Modi on khadi: Need to walk the talk

Modi on khadi: Need to walk the talk

While addressing the people in his monthly Mann Ki Baat programme, Prime Minister Narendra Modi extolled the countrymen to buy at least one piece of khadi. Over the last 2 years, he claimed that the sales of khadi have doubled, and in January he said “it can provide employment to crores of people in the country.”

Have things really changed over the last 2 years in favour of khadi and handloom? Is the NDA government keen to revive this sector? Have the ordinary weavers benefited from the government schemes?

After agriculture, the handloom sector employs 4 million workers, the second largest in the country. Both agriculture and handloom are closely interlinked; the landless and the marginal farmers, especially women and the weakest sections of our rural hinterlands, are able to eke out a livelihood from weaving by hand.

Of the total fabric production in the country, only 0.4% is from khadi, 20% is handloom and 74% is power loom. The basic difference between khadi and handloom is the way the yarn is spun. In khadi, it is hand spun and in handloom, it is mill spun. In both cases, the cloth is woven by handloom. This does not require power and manual labour is the basic input of energy.

In reality, the produce that is sold as khadi or handloom is spurious, and mostly made by power loom. In handloom fabric, the costs are low and profit margins are high whereas in khadi, the production costs are high and profit margin is low.

The sales of khadi have not doubled, for the official figures by the Ministry of Micro Small and Medium Enterprises (MSME) show that it increased only by about 6% over the past 2 years. The average income from weaving is Rs 3,400 per month, which is below the minimum wage. In Varanasi, looms have fallen silent as 85% of weavers have abandoned their profession in search of other employment.

The UPA government had announced financial support of Rs 6,000 crore to revive the handloom industry, but this hardly reached the weavers. Similarly, the NDA government had promised to revive this sector, but so far no changes have happened on the ground.

In real terms, the allocation and funding to the sector have been drastically reduced. It is also not a part of the Make in India programme.

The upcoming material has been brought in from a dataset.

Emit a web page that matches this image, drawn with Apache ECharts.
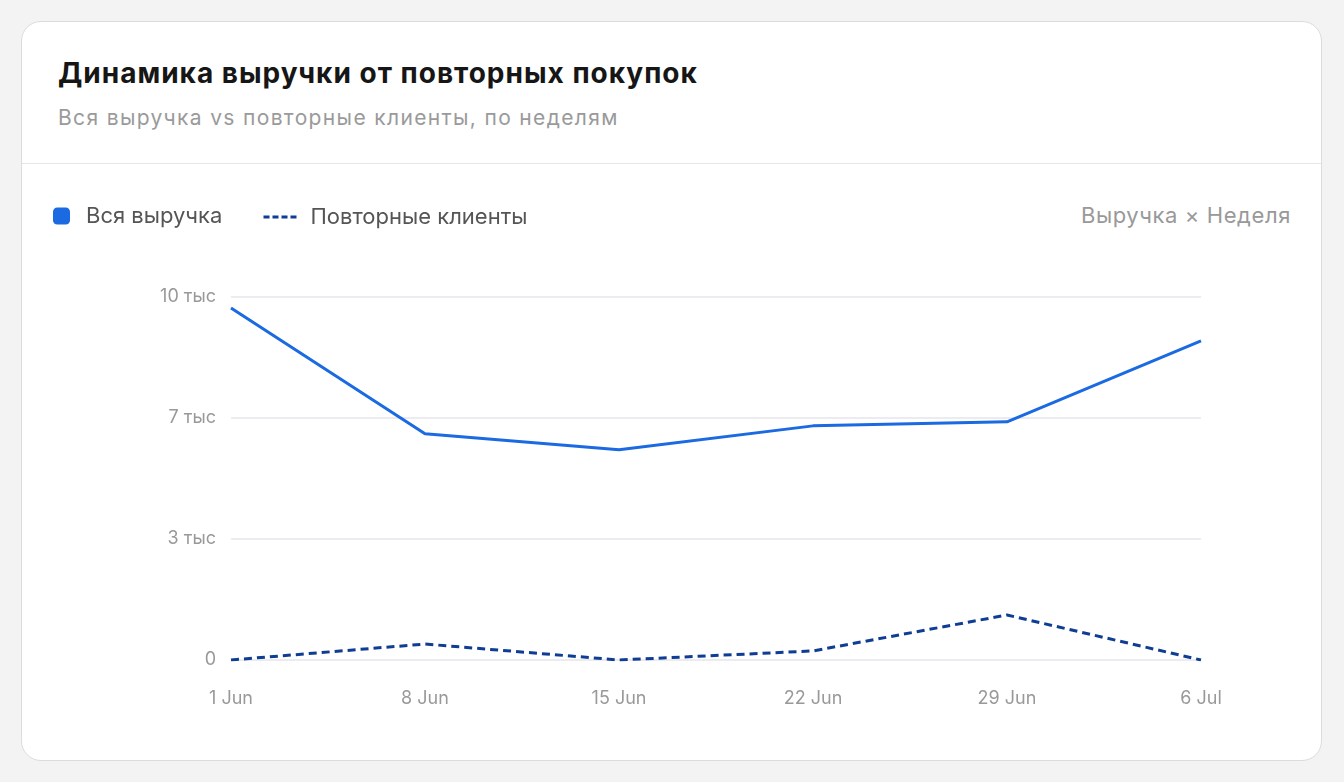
<!DOCTYPE html>
<html>
<head>
<meta charset="utf-8">
<script src="https://cdn.jsdelivr.net/npm/echarts@6/dist/echarts.min.js"></script>
<style>
  html, body { margin: 0; padding: 0; background: #f3f3f3; font-family: Inter, "Noto Sans", sans-serif; }
  .card {
    position: absolute; left: 21px; top: 21px; width: 1299px; height: 738px;
    background: #fff; border: 1px solid #dcdcdc; border-radius: 20px; overflow: hidden;
  }
  .title { position: absolute; left: 36px; top: 34px; font-size: 28px; font-weight: 700; color: #161616; letter-spacing: 1px; white-space: nowrap; }
  .sub { position: absolute; left: 36px; top: 83px; font-size: 21px; color: #9a9a9a; letter-spacing: 1.35px; white-space: nowrap; }
  .sep { position: absolute; left: 0; right: 0; top: 141px; height: 1px; background: #e6e6e6; }
  .tag { position: absolute; right: 30px; top: 180px; font-size: 22px; color: #999; letter-spacing: 0.6px; white-space: nowrap; }
  #chart { position: absolute; left: 0; top: 142px; width: 1299px; height: 596px; }
</style>
</head>
<body>
<div class="card">
  <div class="title">Динамика выручки от повторных покупок</div>
  <div class="sub">Вся выручка vs повторные клиенты, по неделям</div>
  <div class="sep"></div>
  <div class="tag">Выручка × Неделя</div>
  <div id="chart"></div>
</div>
<script>
// недели
var weeks = ['1 Jun', '8 Jun', '15 Jun', '22 Jun', '29 Jun', '6 Jul'];
// вся выручка
var totalRevenue = [9700, 6230, 5790, 6450, 6560, 8790];
// повторные клиенты
var repeatRevenue = [0, 440, 0, 250, 1240, 0];
var yMax = 10000;

var myChart = echarts.init(document.getElementById('chart'));
myChart.setOption({
    animation: false,
    textStyle: { fontFamily: 'Inter, "Noto Sans", sans-serif' },
    legend: [{
        left: 26, top: 36,
        data: ['Вся выручка'],
        icon: 'roundRect',
        itemWidth: 17, itemHeight: 17,
        textStyle: { fontSize: 22, color: '#555', padding: [0, 0, 0, 11] }
    }, {
        left: 235, top: 37,
        data: ['Повторные клиенты'],
        itemWidth: 36, itemHeight: 14,
        itemStyle: { color: 'rgba(0,0,0,0)', borderWidth: 0 },
        lineStyle: { type: [6, 3], width: 3 },
        textStyle: { fontSize: 22, color: '#555', padding: [0, 0, 0, 6] }
    }],
    grid: {
        left: 209, right: 120, top: 133, bottom: 100
    },
    xAxis: {
        type: 'category',
        boundaryGap: false,
        data: weeks,
        axisLine: { show: false },
        axisTick: { show: false },
        axisLabel: { color: '#999', fontSize: 18, margin: 30 }
    },
    yAxis: {
        type: 'value',
        min: 0,
        max: yMax,
        interval: yMax / 3,
        axisLine: { show: false },
        axisTick: { show: false },
        splitLine: { lineStyle: { color: '#ececf0', width: 2 } },
        axisLabel: {
            color: '#999', fontSize: 18, margin: 15,
            formatter: function(v) {
                if (v === 0) return '0';
                return Math.round(v / 1000) + ' тыс';
            }
        }
    },
    series: [{
        name: 'Вся выручка',
        type: 'line',
        data: totalRevenue,
        symbol: 'none',
        itemStyle: { color: '#1b6ae2' },
        lineStyle: { color: '#1b6ae2', width: 3 }
    }, {
        name: 'Повторные клиенты',
        type: 'line',
        data: repeatRevenue,
        symbol: 'none',
        itemStyle: { color: '#0e3d93' },
        lineStyle: { color: '#0e3d93', width: 3, type: [8, 5] }
    }]
});
</script>
</body>
</html>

Unfortunately, the government has historically committed the blunder of separating khadi and handloom, with khadi getting priority as a separate unit under the Khadi Commission, while relegating handloom to the ministry of textiles. This division has weakened the case of people who depend on the handloom. The time has come for the PM to integrate these two units and strive for a sustained growth of the sector.

Rescuing weavers
Varanasi, the city that Modi adopted as an electoral constituency, is not only the world’s ancient city, but also one which homes the living traditions of religion, culture and hand-weaving. Nevertheless, the condition of weavers, who continue to face a tough challenge from the power looms, is pathetic. The world renowned Varanasi weaving tradition is being eroded by the spurious power loom products that are flooding the market.

There is no roadmap for rescuing this age-old weaving tradition. Rahaman, a weaver from Varanasi, asks “How can you seek the participation of people in keeping the city clean if people do not have anything to eat?”

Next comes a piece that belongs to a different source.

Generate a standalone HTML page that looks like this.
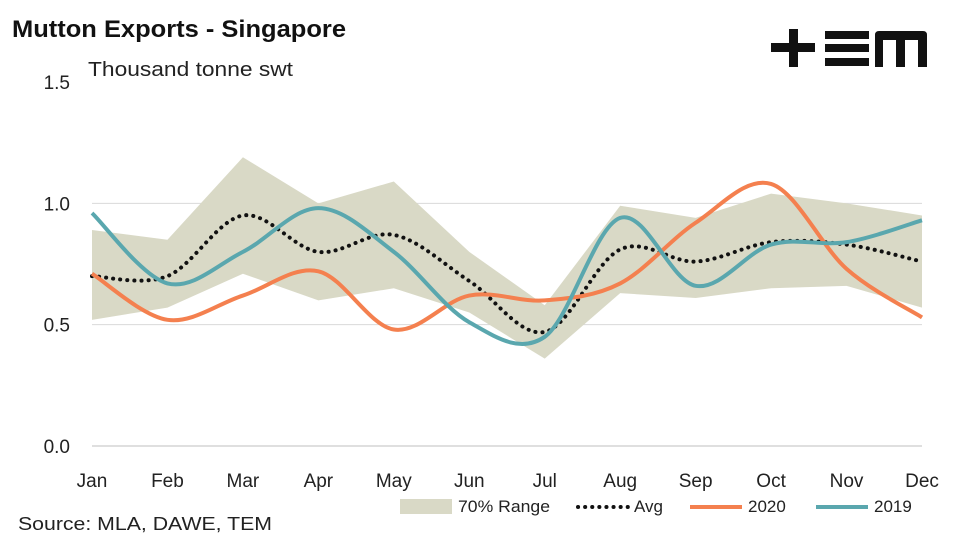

It seems the PM has to understand these ground realities and act on them on a war footing. Representing the ancient city, he has a moral and ethical responsibility to support the weavers and show how the sector has the potential to change the profile of the weakest sections with a sustainable and dignified option for livelihood.

What they need is assured funding, cheap credit, access to good quality yarn, and setting up of a common dyeing facility, preferably organic. This will go a long way in rescuing this sector.

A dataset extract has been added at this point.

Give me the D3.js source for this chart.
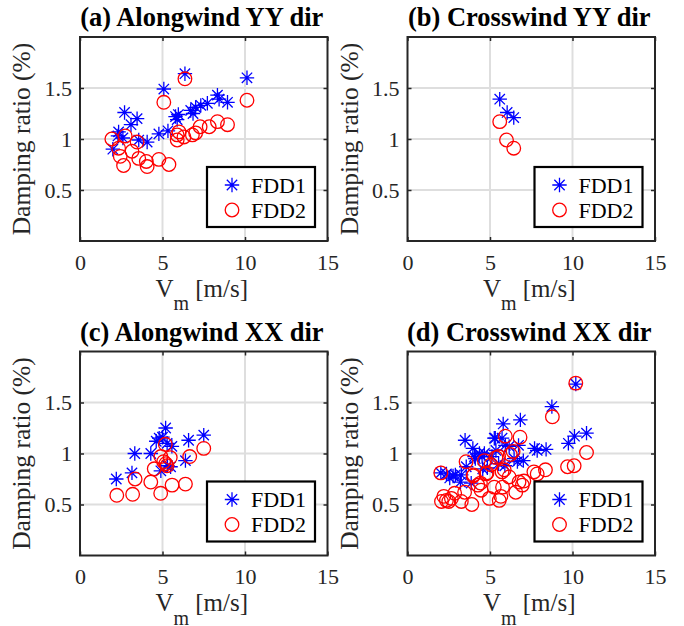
<!DOCTYPE html>
<html><head><meta charset="utf-8">
<script src="https://cdn.jsdelivr.net/npm/d3@7"></script>
<style>body{margin:0;background:#fff}svg{display:block}</style></head>
<body><svg id="chart" width="684" height="626"></svg>
<script>
// ---------- data ----------
const xTicks = [0, 5, 10, 15];
const yTicks = [0.5, 1, 1.5];
const yTickLabels = ["0.5", "1", "1.5"];
const seriesNames = ["FDD1", "FDD2"];
const panelTitles = ["(a) Alongwind YY dir", "(b) Crosswind YY dir", "(c) Alongwind XX dir", "(d) Crosswind XX dir"];
const yLabel = "Damping ratio (%)";

// [Vm, damping ratio]
const aFDD1 = [[1.99,0.90],[2.34,1.07],[2.70,1.26],[2.30,1.03],[2.60,1.01],[3.09,1.14],[3.46,1.20],[3.56,0.99],[4.07,0.97],[4.78,1.05],[5.33,1.08],[5.08,1.49],[6.36,1.64],[5.79,1.22],[5.96,1.24],[5.89,1.19],[6.71,1.28],[6.85,1.25],[7.01,1.31],[7.32,1.33],[7.72,1.35],[8.33,1.43],[8.43,1.39],[8.94,1.36],[10.12,1.60]];
const aFDD2 = [[1.93,1.00],[2.34,0.91],[2.44,0.83],[2.64,0.74],[2.74,1.03],[3.15,0.88],[3.46,0.97],[3.56,0.81],[4.02,0.78],[4.07,0.73],[4.78,0.80],[5.39,0.75],[5.08,1.36],[6.36,1.59],[5.89,1.04],[5.89,0.99],[6.30,1.02],[6.81,1.04],[7.01,1.06],[7.28,1.12],[7.83,1.12],[8.33,1.17],[8.94,1.14],[10.12,1.38],[6.00,1.07]];
const bFDD1 = [[5.59,1.39],[6.04,1.26],[6.44,1.21]];
const bFDD2 = [[5.59,1.17],[6.00,0.99],[6.44,0.91]];
const cFDD1 = [[2.20,0.75],[3.15,0.81],[3.32,1.00],[4.29,1.00],[4.62,1.12],[4.80,1.15],[5.19,1.25],[5.00,1.16],[5.28,1.10],[5.57,1.07],[4.90,0.83],[5.30,0.88],[5.49,0.87],[6.39,0.93],[6.58,1.13],[7.50,1.18]];
const cFDD2 = [[2.23,0.59],[3.19,0.60],[3.34,0.75],[4.29,0.72],[4.89,0.61],[5.58,0.69],[6.39,0.70],[4.50,0.85],[4.90,0.97],[5.17,1.09],[5.07,0.92],[5.27,0.88],[5.47,0.96],[6.65,0.97],[7.50,1.05],[5.20,0.90]];
const dFDD1 = [[2.02,0.81],[2.36,0.80],[2.56,0.76],[2.76,0.78],[2.90,0.79],[3.21,0.72],[3.26,0.79],[3.49,1.13],[3.56,0.87],[3.96,1.05],[4.06,0.97],[4.11,0.95],[4.36,1.00],[4.52,0.97],[4.66,1.00],[3.86,0.71],[4.56,0.85],[4.84,0.86],[5.12,0.97],[5.26,1.15],[5.32,1.15],[5.36,1.03],[5.52,0.90],[5.80,1.29],[5.73,1.15],[5.93,1.08],[5.90,0.88],[6.16,1.07],[6.46,0.95],[6.66,0.92],[6.73,1.08],[6.84,1.33],[7.02,0.93],[7.70,1.05],[7.86,1.03],[8.40,1.04],[8.75,1.46],[9.75,1.10],[10.12,1.17],[10.85,1.20],[10.20,1.68]];
const dFDD2 = [[2.02,0.81],[2.20,0.58],[2.36,0.54],[2.50,0.53],[2.66,0.56],[2.06,0.53],[2.86,0.61],[3.26,0.53],[3.46,0.62],[3.55,0.92],[3.90,0.50],[3.98,0.78],[4.26,0.69],[4.46,0.64],[4.66,0.93],[4.76,0.80],[4.82,0.81],[4.96,0.56],[5.06,0.89],[5.26,0.67],[5.36,0.96],[5.52,0.97],[5.56,0.54],[5.66,0.58],[5.73,0.82],[5.76,0.67],[5.86,0.84],[5.93,1.17],[6.16,0.77],[6.23,0.99],[6.40,1.02],[6.56,0.62],[6.76,0.72],[6.82,1.16],[6.96,0.69],[7.05,0.73],[7.66,0.82],[7.86,0.80],[8.36,0.84],[8.78,1.36],[9.70,0.87],[10.10,0.88],[10.85,1.01],[10.20,1.69],[4.42,0.71],[4.01,0.79]];

const panelData = [[aFDD1, aFDD2], [bFDD1, bFDD2], [cFDD1, cFDD2], [dFDD1, dFDD2]];

// ---------- layout ----------
const W = 247.5, H = 204;
const origins = [[80, 37], [407.5, 37], [80, 351.5], [407.5, 351.5]];
const FONT = "'Liberation Serif','Times New Roman',serif";
const axisCol = "#262626";
const colors = ["#0000ff", "#ff0000"];

const svg = d3.select("#chart");

function starPath(r) {
  const d = r * 0.72;
  return `M${-r},0L${r},0M0,${-r}L0,${r}M${-d},${-d}L${d},${d}M${-d},${d}L${d},${-d}`;
}
function drawMarker(g, kind, cx, cy) {
  if (kind === 0) {
    g.append("path").attr("d", starPath(7.2)).attr("transform", `translate(${cx},${cy})`)
      .attr("fill", "none").attr("stroke", colors[0]).attr("stroke-width", 1.3);
  } else {
    g.append("circle").attr("cx", cx).attr("cy", cy).attr("r", 6.8)
      .attr("fill", "none").attr("stroke", colors[1]).attr("stroke-width", 1.3);
  }
}

panelData.forEach((series, i) => {
  const [x0, y0] = origins[i];
  const x = d3.scaleLinear().domain([0, 15]).range([x0, x0 + W]);
  const y = d3.scaleLinear().domain([0, 2]).range([y0 + H, y0]);
  const g = svg.append("g");

  // grid
  g.selectAll(".gx").data(xTicks.slice(1, -1)).join("line")
    .attr("x1", d => x(d)).attr("x2", d => x(d)).attr("y1", y0).attr("y2", y0 + H)
    .attr("stroke", "#dedede").attr("stroke-width", 2);
  g.selectAll(".gy").data(yTicks).join("line")
    .attr("x1", x0).attr("x2", x0 + W).attr("y1", d => y(d)).attr("y2", d => y(d))
    .attr("stroke", "#dedede").attr("stroke-width", 2);

  // axes
  const ax = g.append("g").attr("transform", `translate(0,${y0 + H})`)
    .call(d3.axisBottom(x).tickValues(xTicks).tickSizeInner(-4).tickSizeOuter(0).tickPadding(13).tickFormat(d3.format("d")));
  const ay = g.append("g").attr("transform", `translate(${x0},0)`)
    .call(d3.axisLeft(y).tickValues(yTicks).tickSizeInner(-4).tickSizeOuter(0).tickPadding(8).tickFormat((d, k) => yTickLabels[k]));
  const at = g.append("g").attr("transform", `translate(0,${y0})`)
    .call(d3.axisTop(x).tickValues(xTicks).tickSizeInner(-4).tickSizeOuter(0).tickFormat(""));
  const ar = g.append("g").attr("transform", `translate(${x0 + W},0)`)
    .call(d3.axisRight(y).tickValues(yTicks).tickSizeInner(-4).tickSizeOuter(0).tickFormat(""));
  [ax, ay, at, ar].forEach(a => {
    a.attr("font-family", FONT);
    a.select(".domain").remove();
    a.selectAll("line").attr("stroke", axisCol).attr("stroke-width", 1.5);
    a.selectAll("text").attr("font-family", FONT).attr("font-size", 22).attr("fill", axisCol);
  });
  g.append("rect").attr("x", x0).attr("y", y0).attr("width", W).attr("height", H)
    .attr("fill", "none").attr("stroke", axisCol).attr("stroke-width", 2);

  // data
  const dg = g.append("g");
  series.forEach((pts, k) => pts.forEach(p => drawMarker(dg, k, x(p[0]), y(p[1]))));

  // legend
  const lx = x0 + 127, ly = y0 + 130;
  const lg = g.append("g");
  lg.append("rect").attr("x", lx).attr("y", ly).attr("width", 108).attr("height", 60)
    .attr("fill", "#fff").attr("stroke", "#000").attr("stroke-width", 2.2);
  seriesNames.forEach((nm, k) => {
    const ry = ly + 18 + k * 25;
    drawMarker(lg, k, lx + 25, ry);
    lg.append("text").attr("x", lx + 44).attr("y", ry + 7.5).text(nm)
      .attr("font-family", FONT).attr("font-size", 22).attr("fill", "#000");
  });

  // title
  g.append("text").attr("x", x0 + W / 2 - 2).attr("y", y0 - 11).attr("text-anchor", "middle")
    .attr("font-family", FONT).attr("font-weight", "bold").attr("font-size", 26.5).attr("fill", "#000")
    .text(panelTitles[i]);

  // y label
  const yc = y0 + H / 2, xl = x0 - 50;
  g.append("text").attr("transform", `translate(${xl},${yc}) rotate(-90)`).attr("text-anchor", "middle")
    .attr("font-family", FONT).attr("font-size", 25.5).attr("fill", axisCol).text(yLabel);

  // x label V_m [m/s]
  const xt = g.append("text").attr("x", x0 + W / 2 - 2).attr("y", y0 + H + 55.5).attr("text-anchor", "middle")
    .attr("font-family", FONT).attr("font-size", 25).attr("fill", axisCol);
  xt.append("tspan").text("V");
  xt.append("tspan").attr("dy", 13.5).attr("font-size", 20).text("m");
  xt.append("tspan").attr("dy", -13.5).text(" [m/s]");
});
</script></body></html>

The drought-proofing that the prime minister is advocating has to address not only the issue of water, but how to provide employment to millions of people displaced by agriculture. Drought also creates shortage of power due to lack of water for power generation, and it is the only the handlooms – which run on human power – that have the ability to sustain people’s lives and overcome drought by providing decentralised employment at minimal costs.

Over the past 2 years, Modi has talked about the numerous virtues of khadi, now the time has come to walk the talk. His government needs to show that it is serious about the revival of this ancient skill and make India the hub of handwoven fabric.

For the first time, a prime minister has shown keen interest in khadi and handloom, and none can stop him from implementing the dream of empowering the weavers.